Она остановилась. Слышно было, как гулко стучит ее сердце. Мое тоже затрепетало. Я спросила, все еще не до конца понимая:
— Это книги твоего дяди?
Она кивнула.
— И они что, все такие?
Она снова кивнула.
— Все-все? Ты точно знаешь?
— Абсолютно.
Я взяла у нее из рук книгу и посмотрела на буковки. По мне, книга как книга, ничего особенного. И я положила ее на стол, потом пошла к полкам и взяла другую. На вид такая же. Тогда я вытащила еще одну, в ней оказались картинки. Да, такое мало кому доводилось видеть. На одной были изображены две нагие девушки. Я посмотрела на Мод, и сердце мое болезненно сжалось.
— Ты все знала, — сказала я. Это первое, о чем я тогда подумала. — Ты говорила, что ничего такого не знала, а сама...
— Я и не знала, — ответила она.
— Да знала ты все! Заставила меня целовать себя. Сделала так, что мне хотелось этого снова и снова! А сама все это время приходила сюда и...

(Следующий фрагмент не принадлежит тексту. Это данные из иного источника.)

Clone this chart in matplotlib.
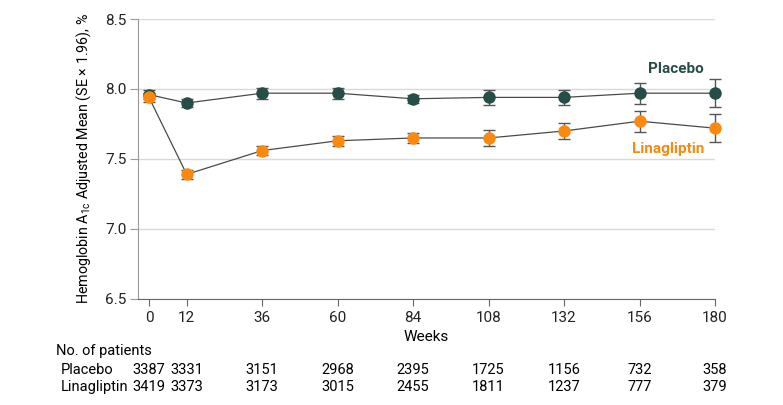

Голос у меня сорвался. Я вспомнила те времена, когда стояла у двери библиотеки и слушала издалека ее голос. Я представила, как она читает джентльменам — и Джентльмену — вслух, а я в это время сижу и уплетаю пироги с миссис Стайлз и мистером Пеем. Я прижала руку к сердцу. Оно сжалось в комочек, и было обидно до слез.
— О, Мод! Если бы я знала! Подумать только, что ты... — Я заплакала. — Что ты и твой дядя... Ой! — Я поспешно прижала ладонь к губам. — Мой дядя! — Эта мысль была нелепей всего. — Ох...
И выпустила книгу из рук, как словно она меня обожгла.
Больше я ничего не могла сказать. Мод стояла не шевелясь, опираясь о край стола. Я вытерла слезы и пристальней посмотрела на ее пальцы в чернильных пятнах.